For American Indian communities in Northern Nevada, the consequences of a changing ecosystem are severe and will impact generations to come, according to new research and outreach presented today at the American Association for the Advancement of Science (AAAS) Annual Meeting in Washington, D.C.
Led by Maureen McCarthy, Ph.D., Tahoe and Great Basin Research Director at the University of Nevada, Reno, a unique symposium titled"Climate, Water,and the American Indian Farmer" explored the impacts of climate change, Indian land tenure and water rights, and changes in land use on American Indian communities dependent on farming, ranching, and sustaining cultural and natural resources.
"American Indian tribes currently possess some of the most senior water rights available," McCarthy explained. "Yet extreme, ongoing droughts in our region combined with changes in winter precipitation timing and form are complicating the allocation and use of water in the West and stimulating Tribes, States, and the Federal Government to negotiate equitable and sustainable water right settlements to ensure traditional and production agricultural practices are available to future generations.

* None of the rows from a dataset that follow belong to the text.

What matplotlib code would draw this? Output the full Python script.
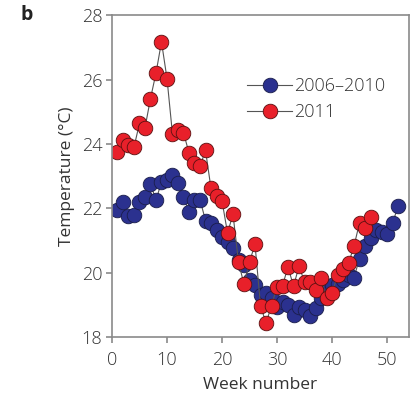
import matplotlib
matplotlib.use("Agg")
import matplotlib.pyplot as plt
import numpy as np

plt.rcParams['font.family'] = ['Open Sans', 'DejaVu Sans']
plt.rcParams['font.weight'] = 'light'

# weekly mean temperatures
weeks_base = list(range(1, 53))
temp_base = [21.94, 22.20, 21.76, 21.79, 22.20, 22.36, 22.77, 22.25, 22.82, 22.88,
             23.03, 22.80, 22.36, 21.89, 22.25, 22.27, 21.62, 21.53, 21.34, 21.11,
             20.96, 20.76, 20.39, 20.24, 19.77, 19.61, 19.30, 19.36, 19.20, 18.92,
             19.10, 18.99, 18.70, 18.94, 18.84, 18.65, 18.89, 19.20, 19.51, 19.61,
             19.64, 19.77, 19.93, 19.85, 20.44, 20.83, 21.07, 21.34, 21.27, 21.20,
             21.53, 22.07]

weeks_2011 = list(range(1, 48))
temp_2011 = [23.75, 24.12, 23.97, 23.90, 24.64, 24.50, 25.41, 26.20, 27.17, 26.03,
             24.30, 24.43, 24.35, 23.72, 23.40, 23.30, 23.80, 22.62, 22.38, 22.23,
             21.24, 21.81, 20.33, 19.64, 20.34, 20.88, 18.98, 18.43, 18.98, 19.56,
             19.60, 20.18, 19.58, 20.20, 19.72, 19.72, 19.46, 19.84, 19.20, 19.36,
             19.93, 20.10, 20.29, 20.83, 21.55, 21.40, 21.74]

txt = '#333333'
spine = '#8a8a8a'

fig = plt.figure(figsize=(4.14, 3.98), dpi=100)
ax = fig.add_axes([0.2705, 0.153, 0.7175, 0.809])

ax.plot(weeks_base, temp_base, '-o', color='#555555', lw=0.8,
        markerfacecolor='#2b318f', markeredgecolor='#1a1d4a', markeredgewidth=0.6,
        markersize=10.5, label='2006–2010')
ax.plot(weeks_2011, temp_2011, '-o', color='#555555', lw=0.8,
        markerfacecolor='#e8202a', markeredgecolor='#5a1010', markeredgewidth=0.6,
        markersize=10.5, label='2011')

ax.set_xlim(0, 54)
ax.set_ylim(18, 28)
ax.set_xticks([0, 10, 20, 30, 40, 50])
ax.set_yticks([18, 20, 22, 24, 26, 28])

for s in ax.spines.values():
    s.set_color(spine)
    s.set_linewidth(1.2)
ax.tick_params(direction='out', length=4, width=1.2, color=spine,
               labelsize=13, labelcolor=txt)
ax.tick_params(axis='x', pad=6)
ax.tick_params(axis='y', pad=3)

ax.set_xlabel('Week number', fontsize=12.5, color=txt, labelpad=6)
ax.set_ylabel('Temperature (°C)', fontsize=12.5, color=txt, labelpad=5)

leg = ax.legend(loc='upper left', bbox_to_anchor=(0.43, 0.83), frameon=False,
                fontsize=13, handlelength=2.5, handletextpad=0.1,
                labelspacing=0.45, borderaxespad=0)
for t in leg.get_texts():
    t.set_color(txt)

fig.text(0.05, 0.962, 'b', fontsize=14, fontweight='bold', color='#222222',
         ha='left', va='center')

fig.savefig('out.png', dpi=100)
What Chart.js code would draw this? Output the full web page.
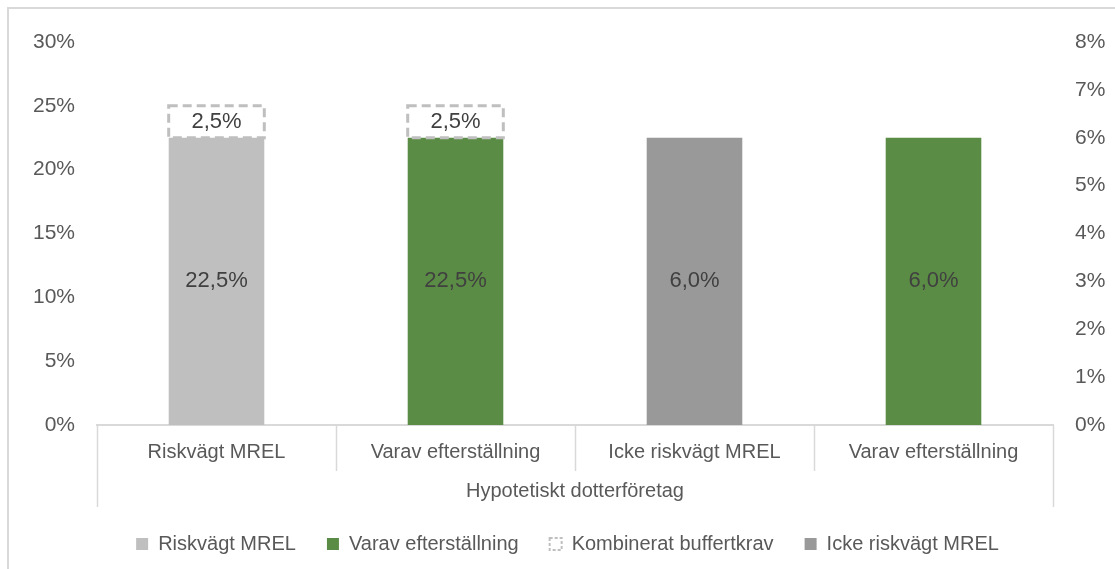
<!DOCTYPE html>
<html>
<head>
<meta charset="utf-8">
<script src="https://cdn.jsdelivr.net/npm/chart.js@4.4.1/dist/chart.umd.min.js"></script>
<style>
  html, body { margin: 0; padding: 0; background: #fff; overflow: hidden; }
  #wrap { position: relative; width: 1115px; height: 569px; overflow: hidden; }
  #frame { position: absolute; left: 7px; top: 7px; width: 1200px; height: 700px; border: 2px solid #d9d9d9; pointer-events: none; }
  canvas { position: absolute; left: 0; top: 0; }
</style>
</head>
<body>
<div id="wrap">
  <canvas id="myChart" width="1115" height="569"></canvas>
  <div id="frame"></div>
</div>
<script>
// Chart data
const categories = ["Riskvägt MREL", "Varav efterställning", "Icke riskvägt MREL", "Varav efterställning"]
const groupLabel = "Hypotetiskt dotterföretag"
const riskMrel = [22.5, null, null, null]
const subordination = [null, 22.5, null, null]
const bufferReq = [2.5, 2.5, null, null]
const nonRiskMrel = [null, null, 6.0, null]
const nonRiskSubordination = [null, null, null, 6.0]
const leftTicks = [0, 5, 10, 15, 20, 25, 30]
const rightTicks = [0, 1, 2, 3, 4, 5, 6, 7, 8]

const fontFamily = '"Liberation Sans", Arial, sans-serif'
const textColor = '#595959'
const lineColor = '#d9d9d9'

Chart.defaults.font.family = fontFamily
Chart.defaults.color = textColor

function pct(v) {
    return v.toFixed(1).replace('.', ',') + '%'
}

// value labels + dashed outline for the buffer requirement
const valueLabels = {
    id: 'valueLabels',
    afterDatasetsDraw(chart) {
        const ctx = chart.ctx
        ctx.save()
        chart.data.datasets.forEach((ds, i) => {
            const meta = chart.getDatasetMeta(i)
            meta.data.forEach((bar, j) => {
                const v = ds.data[j]
                if (v === null || v === undefined) return
                const { x, y, base, width } = bar.getProps(['x', 'y', 'base', 'width'], true)
                if (ds.dashed) {
                    ctx.setLineDash([9, 5])
                    ctx.lineWidth = 3
                    ctx.strokeStyle = '#bfbfbf'
                    ctx.strokeRect(x - width / 2, Math.min(y, base), width, Math.abs(base - y))
                    ctx.setLineDash([])
                }
                ctx.font = '22px ' + fontFamily
                ctx.fillStyle = '#404040'
                ctx.textAlign = 'center'
                ctx.textBaseline = 'middle'
                ctx.fillText(pct(v), x, (y + base) / 2)
            })
        })
        ctx.restore()
    }
}

// category separators and the outer group bracket below the x axis
const groupLines = {
    id: 'groupLines',
    afterDraw(chart) {
        const ctx = chart.ctx
        const xs = chart.scales.x
        const bottom = chart.chartArea.bottom
        ctx.save()
        ctx.strokeStyle = lineColor
        ctx.lineWidth = 1.5
        for (let i = 0; i <= categories.length; i++) {
            const px = Math.round(xs.getPixelForValue(i - 0.5)) + 0.5
            const outer = i === 0 || i === categories.length
            ctx.beginPath()
            ctx.moveTo(px, bottom)
            ctx.lineTo(px, bottom + (outer ? 82 : 46))
            ctx.stroke()
        }
        ctx.restore()
    }
}

const ctx = document.getElementById('myChart')

new Chart(ctx, {
    type: 'bar',
    data: {
        labels: categories,
        datasets: [
            { label: 'Riskvägt MREL', data: riskMrel, backgroundColor: '#bfbfbf', yAxisID: 'y' },
            { label: 'Varav efterställning', data: subordination, backgroundColor: '#5b8c45', yAxisID: 'y' },
            { label: 'Kombinerat buffertkrav', data: bufferReq, backgroundColor: 'rgba(0,0,0,0)', yAxisID: 'y', dashed: true },
            { label: 'Icke riskvägt MREL', data: nonRiskMrel, backgroundColor: '#999999', yAxisID: 'y1' },
            { label: 'Varav efterställning (icke riskvägt)', data: nonRiskSubordination, backgroundColor: '#5b8c45', yAxisID: 'y1' }
        ]
    },
    options: {
        responsive: false,
        animation: false,
        barPercentage: 0.4,
        categoryPercentage: 1.0,
        layout: {
            padding: { top: 42, left: 20, right: 0, bottom: 5 }
        },
        scales: {
            x: {
                stacked: true,
                grid: { display: false, drawTicks: false },
                border: { display: true, color: lineColor, width: 2 },
                ticks: {
                    padding: 15,
                    maxRotation: 0,
                    autoSkip: false,
                    color: textColor,
                    font: { size: 20 }
                },
                title: {
                    display: true,
                    text: groupLabel,
                    color: textColor,
                    font: { size: 20 },
                    padding: { top: 0, bottom: 0 }
                }
            },
            y: {
                stacked: true,
                position: 'left',
                min: leftTicks[0],
                max: leftTicks[leftTicks.length - 1],
                grid: { display: false, drawTicks: false },
                border: { display: false },
                ticks: {
                    stepSize: leftTicks[1] - leftTicks[0],
                    padding: 22,
                    color: textColor,
                    font: { size: 21 },
                    callback: v => v + '%'
                },
                afterFit(scale) { scale.width = 77 }
            },
            y1: {
                stacked: true,
                position: 'right',
                min: rightTicks[0],
                max: rightTicks[rightTicks.length - 1],
                grid: { display: false, drawTicks: false },
                border: { display: false },
                ticks: {
                    stepSize: rightTicks[1] - rightTicks[0],
                    padding: 22,
                    color: textColor,
                    font: { size: 21 },
                    callback: v => v + '%'
                },
                afterFit(scale) { scale.width = 62 }
            }
        },
        plugins: {
            tooltip: { enabled: false },
            legend: {
                position: 'bottom',
                labels: {
                    boxWidth: 12,
                    boxHeight: 12,
                    padding: 31,
                    color: textColor,
                    font: { size: 20 },
                    filter: item => item.datasetIndex !== 4,
                    generateLabels(chart) {
                        const items = Chart.defaults.plugins.legend.labels.generateLabels(chart)
                        items.forEach(item => {
                            if (item.datasetIndex === 2) {
                                item.fillStyle = 'rgba(0,0,0,0)'
                                item.strokeStyle = '#bfbfbf'
                                item.lineWidth = 2
                                item.lineDash = [3, 2]
                            } else {
                                item.lineWidth = 0
                            }
                        })
                        return items
                    }
                }
            }
        }
    },
    plugins: [valueLabels, groupLines]
})
</script>
</body>
</html>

"These issues are complex and transcend ecological and sociopolitical boundaries. Knowledge generated and shared through this program will build capacity among tribal and non-tribal organizations to respond to a changing climate."
The AAAS symposium highlighted work underway on two significant research and public outreach projects led by the University of Nevada, Reno and the Desert Research Institute, in partnership with the U.S. Geological Survey and other institutions.